Dataset:
····················

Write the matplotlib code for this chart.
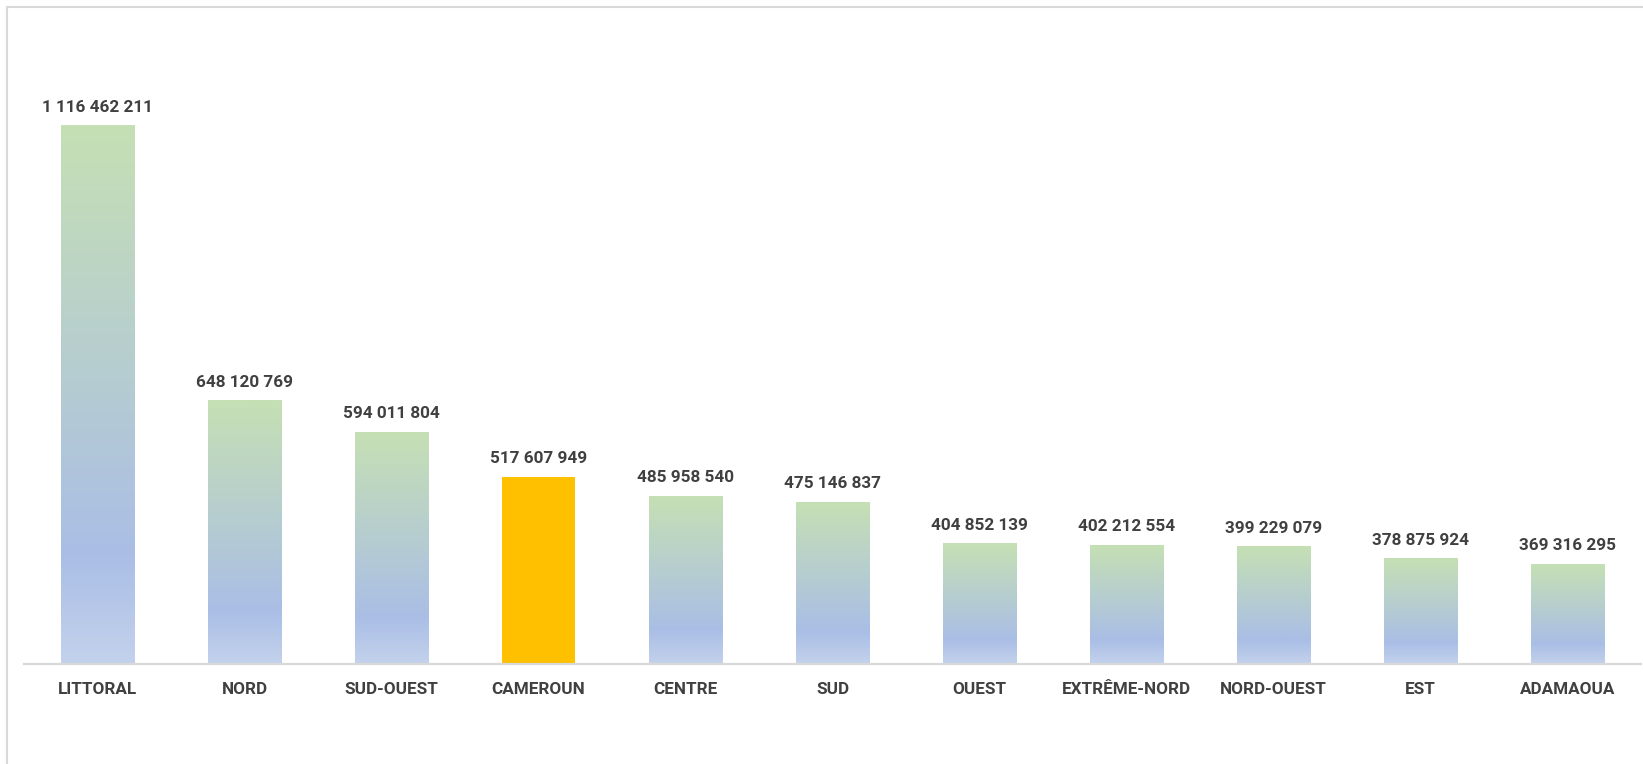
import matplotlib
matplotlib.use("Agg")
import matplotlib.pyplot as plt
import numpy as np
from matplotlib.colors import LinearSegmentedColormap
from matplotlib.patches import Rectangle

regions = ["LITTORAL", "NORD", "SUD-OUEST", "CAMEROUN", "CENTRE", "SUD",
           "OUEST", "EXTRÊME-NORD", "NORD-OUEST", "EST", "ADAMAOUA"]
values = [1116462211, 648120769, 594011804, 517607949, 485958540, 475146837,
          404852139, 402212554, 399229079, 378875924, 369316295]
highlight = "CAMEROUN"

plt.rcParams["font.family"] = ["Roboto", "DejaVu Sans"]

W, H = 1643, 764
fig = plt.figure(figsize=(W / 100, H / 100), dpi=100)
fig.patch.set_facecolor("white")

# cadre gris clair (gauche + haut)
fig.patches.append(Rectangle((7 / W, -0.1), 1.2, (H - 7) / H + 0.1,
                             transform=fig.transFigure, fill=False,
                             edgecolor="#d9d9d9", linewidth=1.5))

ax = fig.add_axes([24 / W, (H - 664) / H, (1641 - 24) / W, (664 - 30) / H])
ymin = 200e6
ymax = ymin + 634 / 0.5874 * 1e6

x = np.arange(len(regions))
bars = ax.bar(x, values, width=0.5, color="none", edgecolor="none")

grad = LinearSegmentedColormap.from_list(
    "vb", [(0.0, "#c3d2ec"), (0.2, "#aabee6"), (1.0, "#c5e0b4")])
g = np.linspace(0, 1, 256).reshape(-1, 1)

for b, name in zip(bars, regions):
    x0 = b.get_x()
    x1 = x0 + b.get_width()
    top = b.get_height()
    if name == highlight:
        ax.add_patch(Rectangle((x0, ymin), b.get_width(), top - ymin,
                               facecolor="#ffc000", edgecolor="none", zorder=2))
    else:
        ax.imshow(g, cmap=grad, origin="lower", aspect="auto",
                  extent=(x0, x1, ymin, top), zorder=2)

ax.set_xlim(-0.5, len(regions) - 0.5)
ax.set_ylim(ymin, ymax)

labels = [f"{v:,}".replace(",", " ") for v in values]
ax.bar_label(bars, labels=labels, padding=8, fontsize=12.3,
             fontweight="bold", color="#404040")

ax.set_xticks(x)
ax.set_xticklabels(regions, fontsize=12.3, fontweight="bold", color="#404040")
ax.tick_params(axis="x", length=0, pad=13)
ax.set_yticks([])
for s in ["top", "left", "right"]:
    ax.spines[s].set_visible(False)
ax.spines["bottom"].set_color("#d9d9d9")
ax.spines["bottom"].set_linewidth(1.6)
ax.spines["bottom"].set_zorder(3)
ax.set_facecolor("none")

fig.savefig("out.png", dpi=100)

····················

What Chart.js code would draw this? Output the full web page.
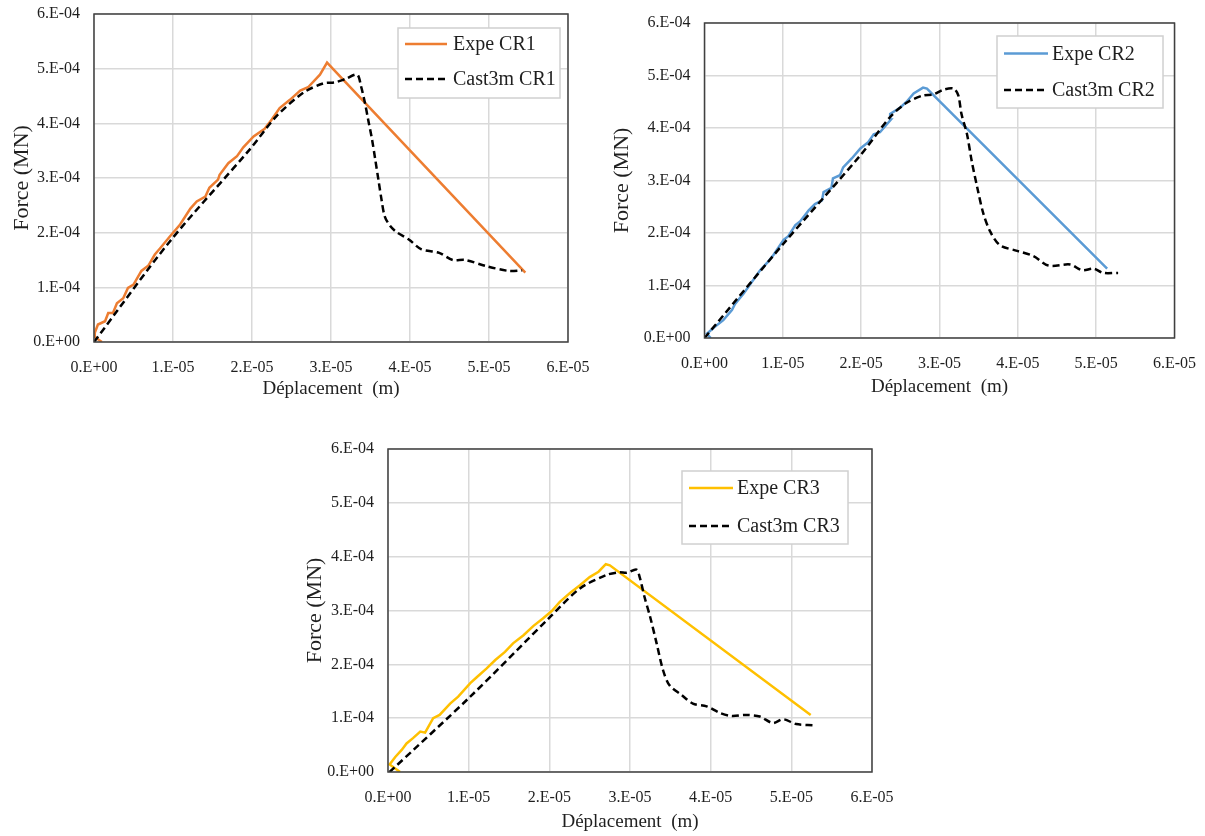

····················

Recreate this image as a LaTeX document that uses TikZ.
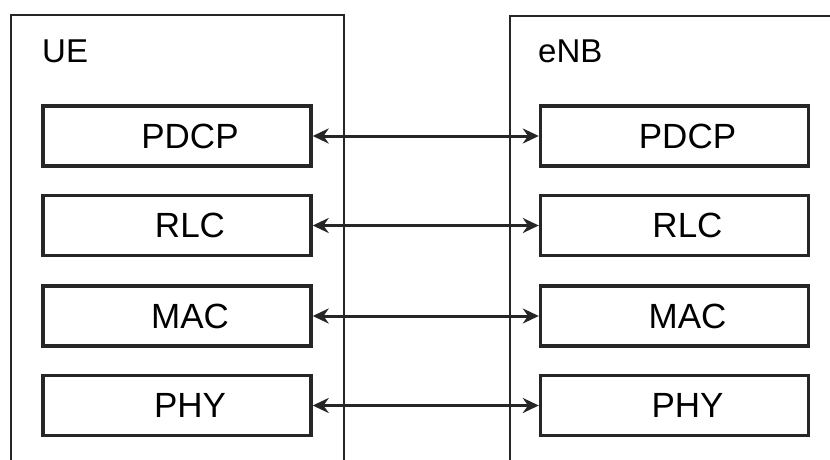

····················

Task description:
Look above for the line with "Write the matplotlib code for this chart."; quote it and every line after it, stopping after the line with "ymax = ymin + 634 / 0.5874 * 1e6", exactly, with nothing added and without pictures.

Solution:
Write the matplotlib code for this chart.
import matplotlib
matplotlib.use("Agg")
import matplotlib.pyplot as plt
import numpy as np
from matplotlib.colors import LinearSegmentedColormap
from matplotlib.patches import Rectangle

regions = ["LITTORAL", "NORD", "SUD-OUEST", "CAMEROUN", "CENTRE", "SUD",
           "OUEST", "EXTRÊME-NORD", "NORD-OUEST", "EST", "ADAMAOUA"]
values = [1116462211, 648120769, 594011804, 517607949, 485958540, 475146837,
          404852139, 402212554, 399229079, 378875924, 369316295]
highlight = "CAMEROUN"

plt.rcParams["font.family"] = ["Roboto", "DejaVu Sans"]

W, H = 1643, 764
fig = plt.figure(figsize=(W / 100, H / 100), dpi=100)
fig.patch.set_facecolor("white")

# cadre gris clair (gauche + haut)
fig.patches.append(Rectangle((7 / W, -0.1), 1.2, (H - 7) / H + 0.1,
                             transform=fig.transFigure, fill=False,
                             edgecolor="#d9d9d9", linewidth=1.5))

ax = fig.add_axes([24 / W, (H - 664) / H, (1641 - 24) / W, (664 - 30) / H])
ymin = 200e6
ymax = ymin + 634 / 0.5874 * 1e6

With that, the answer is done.